On top of all of the other trouble I’ve been habitually getting myself into during the last several months, a series of unlikely and highly serendipitous events recently culminated in a sudden career shift. -One that, I might add, I’ve been pressing for and gambling on for some time.
–And for longtime readers, it’s a shift that strikes to the very heart of this blog. My unorthodox gambit toward the stars, it may appear, may have actually just paid off.
There just aren’t powerful enough adjectives to describe how thrilling a development this has been for me.
(A Lack of) Details:
As a strictly private enterprise, security concerns regarding my activities at Bigelow Aerospace are paramount, so details I can reveal about my position and activities are consequently sparse. However, I can say that my assignment as a Crew Systems Scientist in the Life Support Systems group, (in addition to serving as the company’s Assistant Radiation Safety Officer), presently has me diving into materials properties in the space radiation environment, with hints of larger project management responsibilities not far on the horizon…

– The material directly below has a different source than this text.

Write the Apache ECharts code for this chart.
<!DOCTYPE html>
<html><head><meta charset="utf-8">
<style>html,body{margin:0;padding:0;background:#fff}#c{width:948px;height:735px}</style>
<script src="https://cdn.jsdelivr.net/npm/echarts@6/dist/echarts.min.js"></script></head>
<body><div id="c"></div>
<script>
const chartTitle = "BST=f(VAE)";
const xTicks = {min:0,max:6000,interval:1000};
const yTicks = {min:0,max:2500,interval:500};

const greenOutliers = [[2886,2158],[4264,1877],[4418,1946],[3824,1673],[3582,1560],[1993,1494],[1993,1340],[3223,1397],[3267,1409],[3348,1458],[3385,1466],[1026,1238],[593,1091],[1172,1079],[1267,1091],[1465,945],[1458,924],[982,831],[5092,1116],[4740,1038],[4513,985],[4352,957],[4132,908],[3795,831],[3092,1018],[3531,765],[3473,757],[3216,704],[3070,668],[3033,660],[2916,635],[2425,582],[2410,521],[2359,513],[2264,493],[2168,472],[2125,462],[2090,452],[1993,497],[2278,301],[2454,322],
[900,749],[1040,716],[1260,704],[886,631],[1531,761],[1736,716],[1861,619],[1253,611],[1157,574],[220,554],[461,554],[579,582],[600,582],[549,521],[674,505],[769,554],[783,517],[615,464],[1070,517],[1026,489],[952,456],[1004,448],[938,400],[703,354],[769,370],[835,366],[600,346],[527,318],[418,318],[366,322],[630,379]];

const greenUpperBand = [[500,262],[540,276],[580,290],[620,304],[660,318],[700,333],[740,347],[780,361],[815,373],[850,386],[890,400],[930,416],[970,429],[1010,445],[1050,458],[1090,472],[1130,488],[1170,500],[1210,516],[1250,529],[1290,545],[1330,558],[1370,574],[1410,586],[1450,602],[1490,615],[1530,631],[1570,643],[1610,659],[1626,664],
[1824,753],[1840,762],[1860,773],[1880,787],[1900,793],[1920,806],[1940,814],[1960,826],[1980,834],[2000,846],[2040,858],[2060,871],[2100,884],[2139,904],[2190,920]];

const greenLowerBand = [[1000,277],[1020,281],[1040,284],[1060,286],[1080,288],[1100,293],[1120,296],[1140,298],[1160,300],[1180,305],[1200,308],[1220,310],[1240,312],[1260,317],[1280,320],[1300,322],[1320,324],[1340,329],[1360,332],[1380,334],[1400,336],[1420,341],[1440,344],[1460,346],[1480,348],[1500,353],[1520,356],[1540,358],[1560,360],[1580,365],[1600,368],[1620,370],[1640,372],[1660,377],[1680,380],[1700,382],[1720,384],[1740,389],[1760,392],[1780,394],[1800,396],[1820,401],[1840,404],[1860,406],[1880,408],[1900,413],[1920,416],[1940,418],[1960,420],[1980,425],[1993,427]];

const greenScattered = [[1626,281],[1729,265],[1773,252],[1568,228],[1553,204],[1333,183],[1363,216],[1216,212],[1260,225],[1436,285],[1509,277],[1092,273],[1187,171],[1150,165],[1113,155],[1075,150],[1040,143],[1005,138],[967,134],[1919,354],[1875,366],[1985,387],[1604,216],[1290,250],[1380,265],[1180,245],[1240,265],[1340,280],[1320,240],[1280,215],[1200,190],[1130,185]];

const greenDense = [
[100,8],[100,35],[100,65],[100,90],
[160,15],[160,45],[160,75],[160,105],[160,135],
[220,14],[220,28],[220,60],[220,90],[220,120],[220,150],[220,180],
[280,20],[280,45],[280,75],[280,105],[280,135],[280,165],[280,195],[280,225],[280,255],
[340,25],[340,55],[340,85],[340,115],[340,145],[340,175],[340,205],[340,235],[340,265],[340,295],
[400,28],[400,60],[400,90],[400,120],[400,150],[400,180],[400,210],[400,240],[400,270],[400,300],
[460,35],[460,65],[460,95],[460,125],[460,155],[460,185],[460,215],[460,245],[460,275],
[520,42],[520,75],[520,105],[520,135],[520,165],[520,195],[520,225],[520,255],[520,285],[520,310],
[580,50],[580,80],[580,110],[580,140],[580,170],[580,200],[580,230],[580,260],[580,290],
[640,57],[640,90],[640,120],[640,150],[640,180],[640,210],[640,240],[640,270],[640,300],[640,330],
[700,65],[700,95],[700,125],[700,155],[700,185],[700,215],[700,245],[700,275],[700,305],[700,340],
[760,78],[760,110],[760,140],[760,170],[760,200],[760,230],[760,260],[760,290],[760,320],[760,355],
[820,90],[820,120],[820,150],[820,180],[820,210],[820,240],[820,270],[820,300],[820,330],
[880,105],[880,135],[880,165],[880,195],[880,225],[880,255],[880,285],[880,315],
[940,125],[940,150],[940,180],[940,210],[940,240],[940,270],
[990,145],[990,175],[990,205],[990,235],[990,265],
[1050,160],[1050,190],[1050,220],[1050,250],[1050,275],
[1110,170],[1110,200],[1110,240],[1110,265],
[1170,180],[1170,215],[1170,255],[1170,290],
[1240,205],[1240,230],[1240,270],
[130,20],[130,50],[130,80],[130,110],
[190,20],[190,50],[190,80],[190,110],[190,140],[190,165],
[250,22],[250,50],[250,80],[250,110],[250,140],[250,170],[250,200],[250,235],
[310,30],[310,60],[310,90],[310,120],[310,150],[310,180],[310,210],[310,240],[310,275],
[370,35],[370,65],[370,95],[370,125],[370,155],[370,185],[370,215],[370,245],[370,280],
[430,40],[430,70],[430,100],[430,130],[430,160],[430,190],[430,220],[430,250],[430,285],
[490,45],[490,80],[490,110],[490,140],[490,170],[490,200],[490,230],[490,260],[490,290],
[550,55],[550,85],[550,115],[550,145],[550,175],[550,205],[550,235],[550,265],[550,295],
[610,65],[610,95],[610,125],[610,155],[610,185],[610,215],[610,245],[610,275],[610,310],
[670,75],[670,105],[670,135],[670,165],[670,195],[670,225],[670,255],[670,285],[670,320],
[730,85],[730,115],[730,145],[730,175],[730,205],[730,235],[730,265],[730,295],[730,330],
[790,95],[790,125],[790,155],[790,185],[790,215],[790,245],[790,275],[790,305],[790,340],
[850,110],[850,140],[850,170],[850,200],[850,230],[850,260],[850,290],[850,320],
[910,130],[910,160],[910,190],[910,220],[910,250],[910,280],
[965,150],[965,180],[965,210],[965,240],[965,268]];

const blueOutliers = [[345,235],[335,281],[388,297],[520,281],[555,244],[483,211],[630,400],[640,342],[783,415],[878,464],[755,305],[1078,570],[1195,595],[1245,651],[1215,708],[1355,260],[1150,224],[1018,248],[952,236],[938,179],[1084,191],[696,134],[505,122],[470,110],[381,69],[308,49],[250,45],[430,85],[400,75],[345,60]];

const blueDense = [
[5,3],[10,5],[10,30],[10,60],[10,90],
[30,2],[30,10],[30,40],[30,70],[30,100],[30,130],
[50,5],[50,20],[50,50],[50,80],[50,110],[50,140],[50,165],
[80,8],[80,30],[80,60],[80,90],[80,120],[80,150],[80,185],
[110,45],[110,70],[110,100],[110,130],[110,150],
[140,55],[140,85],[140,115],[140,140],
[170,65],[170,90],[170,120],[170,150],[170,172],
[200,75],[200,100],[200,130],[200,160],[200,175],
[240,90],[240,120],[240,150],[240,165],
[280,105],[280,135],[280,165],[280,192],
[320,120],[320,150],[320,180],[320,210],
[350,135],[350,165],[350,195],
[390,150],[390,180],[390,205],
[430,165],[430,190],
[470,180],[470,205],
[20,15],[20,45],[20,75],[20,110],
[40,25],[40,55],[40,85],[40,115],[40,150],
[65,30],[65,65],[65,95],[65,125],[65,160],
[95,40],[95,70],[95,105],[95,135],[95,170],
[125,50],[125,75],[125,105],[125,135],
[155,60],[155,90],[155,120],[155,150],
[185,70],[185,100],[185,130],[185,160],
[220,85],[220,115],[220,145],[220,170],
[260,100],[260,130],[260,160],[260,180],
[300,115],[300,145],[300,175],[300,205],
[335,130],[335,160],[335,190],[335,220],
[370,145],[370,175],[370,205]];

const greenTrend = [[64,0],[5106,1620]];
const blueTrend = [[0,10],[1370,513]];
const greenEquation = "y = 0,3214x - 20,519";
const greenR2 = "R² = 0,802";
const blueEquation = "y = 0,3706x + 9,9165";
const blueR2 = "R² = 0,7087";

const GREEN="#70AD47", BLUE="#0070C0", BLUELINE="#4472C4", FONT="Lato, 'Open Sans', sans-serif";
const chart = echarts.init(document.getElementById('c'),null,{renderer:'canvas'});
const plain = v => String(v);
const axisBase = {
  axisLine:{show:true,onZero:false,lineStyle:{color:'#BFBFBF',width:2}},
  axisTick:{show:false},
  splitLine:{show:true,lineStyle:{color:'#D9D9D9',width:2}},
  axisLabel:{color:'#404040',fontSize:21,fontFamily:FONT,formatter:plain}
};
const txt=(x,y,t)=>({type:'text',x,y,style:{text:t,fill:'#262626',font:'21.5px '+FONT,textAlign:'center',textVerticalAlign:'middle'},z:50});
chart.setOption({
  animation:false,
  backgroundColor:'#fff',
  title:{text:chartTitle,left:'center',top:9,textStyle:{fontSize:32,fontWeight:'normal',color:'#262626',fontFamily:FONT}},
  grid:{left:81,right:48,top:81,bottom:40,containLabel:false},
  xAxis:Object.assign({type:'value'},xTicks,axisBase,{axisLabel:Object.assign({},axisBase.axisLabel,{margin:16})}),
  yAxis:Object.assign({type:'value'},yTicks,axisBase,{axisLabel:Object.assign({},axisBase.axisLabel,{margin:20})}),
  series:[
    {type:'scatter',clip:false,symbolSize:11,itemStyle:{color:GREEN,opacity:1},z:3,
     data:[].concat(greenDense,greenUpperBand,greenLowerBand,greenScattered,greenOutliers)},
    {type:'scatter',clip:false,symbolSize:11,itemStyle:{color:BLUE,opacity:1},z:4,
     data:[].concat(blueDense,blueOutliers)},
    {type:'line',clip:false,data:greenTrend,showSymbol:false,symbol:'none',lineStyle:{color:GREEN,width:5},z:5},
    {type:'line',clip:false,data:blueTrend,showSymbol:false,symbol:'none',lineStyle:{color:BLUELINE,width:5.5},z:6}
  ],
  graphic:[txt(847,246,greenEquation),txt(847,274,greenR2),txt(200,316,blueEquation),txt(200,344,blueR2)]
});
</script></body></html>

I’ve never enjoyed work more in my life, and suddenly, it seems that everything has come full circle.
Growing up in Vegas, I have a deep attachment to the region. That’s probably why I ended up moving back. Meanwhile, my suspicion has long been (for a couple of decades, now) that aerospace is the cornerstone industry Southern Nevada has been waiting for and that our economy now so desperately needs. (See: Assembly Joint Resolution #8, 1999, to learn about Spaceport Nevada and infer the crushing tale of the ahead-of-its-time initiative that might have changed the region as we know it…) The synergy of Bigelow Aerospace’s location here, the company’s globally-unique, NASA-derived and improved spacecraft technology, and their recent sale of a module to the International Space Station is highly coincidental.
I feel it in my bones that it’s not only Southern Nevada’s legacy, (e.g., NASA Apollo training, NASA-AEC NERVA nuclear rocket program), but it’s Southern Nevada’s destiny to become an aerospace nexus.
Let’s see if I can’t do something about it.